Aile ve Sosyal Hizmetler Bakanlığ’nın 1 Haziran’da yayınladığı sosyal yardım verilerine göre; 17 milyon 114 bin 912 kişi yardımlarla ayakta duruyor. Bunun yanında 3 milyon 687 bin 498 kişi elektrik desteği alıyor. Mayıs'ta 612 bin 451 hane, doğal gaz tüketim desteği aldı, 2024’ün ilk yarısında yakacak yardımı alan hane sayısı ise 1 milyon 551 bin 999. Ailesinin yanında bakımı sağlanamayan ve yaşamını sürdürmekte güçlük çeken çocuk sayısı, Haziran 2024 itibarıyla 171 bin 895. Aile ve Sosyal Hizmetler Bakanlığınca yardım yapılan çocuk sayısı ise toplamda 5.4 milyona çıktı.
Birleşik Kamu-İş'in Ar-Ge birimi KAMU-AR'ın Ağustos ayı açlık-yoksulluk sınırı araştırmasının sonuçlarına göre; açlık sınırı bir önceki aya göre 182 lira artarak 20 bin 958 liraya, yoksulluk sınırı ise bin 855 lira artarak 64 bin 157 liraya yükseldi. Ağustos'ta 20 bin 958 liraya çıkan açlık sınırı; bu yıl sonuna kadar 17 bin 2 lira olarak uygulanacak olan asgari ücretin 3 bin 956 lira üzerine çıktı. Asgari ücret, 64 bin 157 liralık yoksulluk sınırının ise sadece yüzde 26,5’ini karşılayabiliyor. İktidarın zam yapmaya zor ikna olduğu ve 12 bin 500 liraya çıkardığı en düşük emekli aylığı ise açlık sınırının ancak yüzde 59,6’sını karşılayabiliyor.
Gerçek bir kriz var
Aynı zamanda iktisatçı olan Halkların Eşitlik ve Demokrasi Partisi (DEM Parti) Grup Başkanvekili Sezai Temelli, MA'dan Mehmet Aslan'a yaptığı açıklamada, Türkiye ekonomisinin gerçek anlamda ciddi bir kriz içerisinde olduğunu ama iktidarın buna karşı hayal sattığını söyledi. Temelli, "Bugün nüfusun yüzde 85'i yoksulluk sınırının altında yaşıyor. Yaşamın her alanında katlanmış bir ekonomik kriz var” dedi.
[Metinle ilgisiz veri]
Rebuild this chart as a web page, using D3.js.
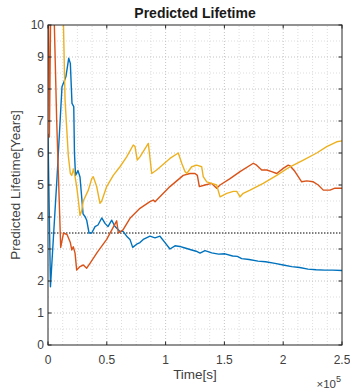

Yüzde 1'in serveti artıyor
Refahında hiçbir gerileme olmadığı gibi servetlerinde giderek artış yaşanan, nüfusun ancak yüzde 1'ine tekabül eden bir kesim olduğunu kaydeden Temelli, "Bunlar, faizler düşerken de çıkarken de kazanıyor. Bazen ihale, bazen Hazine arazileri, bazen ucuz kredi, bazen işçinin hakkının gasp edilmesi ya da bütçe hakkının gasp edilmesi yoluyla kaynaklar aktarılıyorşeklinde konuştu.
Savaşla direkt bağlantılı
Ekonomik krizin Kürt sorunuyla doğrudan bağlantılı olduğunu vurgulayan Temelli, 30 Ekim 2014 tarihli Milli Güvenlik Kurulu (MGK) toplantısında alınan “Çöktürme Planı” sonrası ekonominin de çöktürüldüğünü kaydetti. Temelli, şunları söyledi: "Sadece 10 yıllık bir analiz bile bize temel nedeni gösteriyor. 2014'te dönemin başbakanı Erdoğan, '2023'e geldiğimizde kişi başına gelir 25 bin dolar olacak' diyor. Ekonomiyle ilgili çok olumlu vaatlerden bahsediyor. Oysa 10 yıl geçiyor bu perspektifin neredeyse yarısına bile ulaşamamış bir ekonomiden bahsediyorsun. 10 yıl önce Kürt meselesinde demokratik çözümü noktasında gelişmelerin önünü açmak yerine bütün bu gelişmelerin önünü tıkayacak bir plan hazırlandı.”
Demokrasisiz refah olmaz
Böylece insanların sofrasındaki ekmeği dahi koruyamaz hale geldiğine dikkat çeken Temelli, "10 yılda gelinen tablo, çözüm sürecinden kaçan ve savaşa kilitlenen aklın eseridir. Ülkenin kaynaklarının büyük bir bölümünün silaha ve savaşa ayrıldığını görüyoruz. Ekonomi demokratikleşmeyle düzelebilir. Ekonominin demokratikleşmesi, topluma ait kaynakların toplum yararına yeniden dağıtılmasıdır. Oysa burada topluma ait kaynaklar gasp ediliyor. Savaş baronlarının, Saray'ın emrine tahsis ediliyor. Sonuç olarak yaşanamaz ülke durumu ortaya çıkıyor” dedi.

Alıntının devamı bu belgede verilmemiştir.